Hujan kau ingatkan aku
Tentang satu rindu
Di masa yang lalu saat mimpi
Masih indah bersamamu

Terbayang satu wajah
Penuh cinta penuh kasih
Terbayang satu wajah
Penuh dengan kehangatan
Kau ibu... Oh Ibu...

Allâh Ijinkanlah aku
Bahagiakan dia
Meski dia telah jauh
Biarkanlah aku
Berarti untuk dirinya
Oh Ibu...

"Ratu Jiwaku" teringat salah satu judul puisiku yang dimuat di Harian Umum Pikiran Rakyat ketika aku masih duduk di bangku SMA.

                                                                                     ***

Sore ini sepulang dari kantor aku menyempatkan diri ke Toko Buku Sagung Seto untuk mencari poster organ tubuh (tugas bahasa arab dari Ustadz Ahmad), sebelum ke toko buku aku mampir dahulu ke kantor lamaku, salah satu dari temanku bertanya;

"Mana undangannya?" kata Mas Kiki.

"Ih, cariin dulu atuh" jawabku.

Di susul salah satu temanku yang lain;

"Gimana kabarnya dia?" Mas Janex menanyakan salah satu teman kami kepadaku.

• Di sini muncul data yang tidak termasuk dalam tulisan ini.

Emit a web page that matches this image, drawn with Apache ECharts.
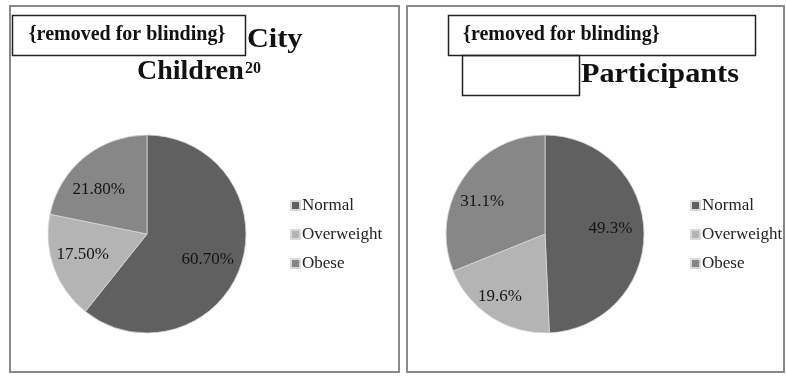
<!DOCTYPE html>
<html>
<head>
<meta charset="utf-8">
<script src="https://cdn.jsdelivr.net/npm/echarts@6/dist/echarts.min.js"></script>
<style>
html,body{margin:0;padding:0;background:#fff;}
#main{width:786px;height:376px;}
</style>
</head>
<body>
<div id="main"></div>
<script>
// ---- data ----
const categories = ['Normal', 'Overweight', 'Obese'];
const cityValues = [60.7, 17.5, 21.8];
const participantValues = [49.3, 19.6, 31.1];
const colors = ['#606060', '#b4b4b4', '#878787'];
// small label nudges (styling only, pixels)
const cityLabelNudge = [[-4, 3], [0, -3], [-5, 9]];
const participantLabelNudge = [[-3, -4], [-8, 5], [-6, 6]];

const font = '"Liberation Serif", "Times New Roman", serif';

function toData(vals, nudges) {
  return categories.map((c, i) => {
    const d = { name: c, value: vals[i] };
    if (nudges) d.label = { offset: nudges[i] };
    return d;
  });
}

function pieSeries(center, vals) {
  return {
    type: 'pie', center: center, radius: 99, startAngle: 90, clockwise: true,
    data: toData(vals), label: { show: false }, labelLine: { show: false },
    itemStyle: { borderColor: '#d8d8d8', borderWidth: 0.8 },
    emphasis: { disabled: true }, silent: true
  };
}
function labelSeries(center, vals, digits, nudges) {
  return {
    type: 'pie', center: center, radius: [32, 99], startAngle: 90, clockwise: true,
    data: toData(vals, nudges),
    itemStyle: { color: 'rgba(0,0,0,0)' },
    label: {
      show: true, position: 'inside', color: '#151515',
      fontFamily: font, fontSize: 17,
      formatter: p => p.value.toFixed(digits) + '%'
    },
    labelLine: { show: false }, emphasis: { disabled: true }, silent: true
  };
}
function legend(left) {
  return {
    orient: 'vertical', left: left, top: 197, padding: 0,
    icon: 'rect', itemWidth: 9, itemHeight: 9, itemGap: 12,
    data: categories,
    textStyle: { fontFamily: font, fontSize: 17, color: '#222', lineHeight: 17, padding: [0, 0, 0, -3] },
    selectedMode: false
  };
}

const chart = echarts.init(document.getElementById('main'), null, { renderer: 'canvas' });
chart.setOption({
  animation: false,
  color: colors,
  legend: [legend(290), legend(690)],
  series: [
    pieSeries([147, 234], cityValues),
    labelSeries([147, 234], cityValues, 2, cityLabelNudge),
    pieSeries([545, 234], participantValues),
    labelSeries([545, 234], participantValues, 1, participantLabelNudge)
  ],
  graphic: [
    // panel borders
    { type: 'rect', shape: { x: 10, y: 6, width: 389, height: 366 }, style: { fill: 'none', stroke: '#8a8a8a', lineWidth: 2 }, silent: true },
    { type: 'rect', shape: { x: 407, y: 6, width: 377, height: 366 }, style: { fill: 'none', stroke: '#8a8a8a', lineWidth: 2 }, silent: true },
    // blinding boxes
    { type: 'rect', shape: { x: 12.5, y: 15.5, width: 233, height: 40 }, style: { fill: 'none', stroke: '#222', lineWidth: 1.5 }, silent: true },
    { type: 'rect', shape: { x: 448.5, y: 15.5, width: 307, height: 40 }, style: { fill: 'none', stroke: '#222', lineWidth: 1.5 }, silent: true },
    { type: 'rect', shape: { x: 462.5, y: 55.5, width: 117, height: 40 }, style: { fill: 'none', stroke: '#222', lineWidth: 1.5 }, silent: true },
    // title texts
    { type: 'text', x: 127, y: 35, style: { text: '{removed for blinding}', font: 'bold 20px ' + font, fill: '#111', textAlign: 'center', textVerticalAlign: 'middle' }, silent: true },
    { type: 'text', x: 247, y: 54, scaleX: 1.08, style: { text: 'City', font: 'bold 28px ' + font, fill: '#111', textAlign: 'left', textVerticalAlign: 'bottom' }, silent: true },
    { type: 'text', x: 137, y: 86, style: { text: 'Children', font: 'bold 28px ' + font, fill: '#111', textAlign: 'left', textVerticalAlign: 'bottom' }, silent: true },
    { type: 'text', x: 245, y: 77, style: { text: '20', font: 'bold 16px ' + font, fill: '#111', textAlign: 'left', textVerticalAlign: 'bottom' }, silent: true },
    { type: 'text', x: 463, y: 35, style: { text: '{removed for blinding}', font: 'bold 20px ' + font, fill: '#111', textAlign: 'left', textVerticalAlign: 'middle' }, silent: true },
    { type: 'text', x: 581, y: 89, scaleX: 1.08, style: { text: 'Participants', font: 'bold 28px ' + font, fill: '#111', textAlign: 'left', textVerticalAlign: 'bottom' }, silent: true }
  ]
});
</script>
</body>
</html>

"Loh, kok dia segh?" kataku spontan.

"Kan gosipnya terakhir sama dia" jawabnya.

"Oh, iya degh" ada yang terlintas di benakku.

                                                                             ***

Ternyata di toko buku tersebut aku tidak menemukan poster yang aku harapkan, hanya poster organ tubuh per kasus dan harganyapun sangat mahal. Aku pulang dengan tangan kosong, di tengah perjalanan aku berinisiatif untuk ke mini market mengingat sabun cuciku sudah habis, aku mampir dulu di warung sunda membeli makanan untuk sahur nanti, penjualnya seorang janda beranak dua yang di tinggal wafat suaminya.

Kisah hidup penjual nasi itu semakin memupuk kerinduanku pada ibu, seorang wanita yang mencari rezeki dengan membuka warung nasi di rumah kakekku, semua itu ia lakukan untuk membesarkan keempat anaknya, ia pernah bercerita padaku; Bahwa kepedihan hidup yang ia jalani karena ditinggalkan suaminya, terhapus seketika saat ia menginjakkan kaki di Tanah Suci Makkah, Subhanallâh.

Allâh aku mohon dengan sangat bahagiakan dia.

"Rabbighfirlii waliwaalidayya warhamhumaa kamaa rabbayaani saghiiraa"

Kabulkanlah Wahai Sang Penjawab Permintaan.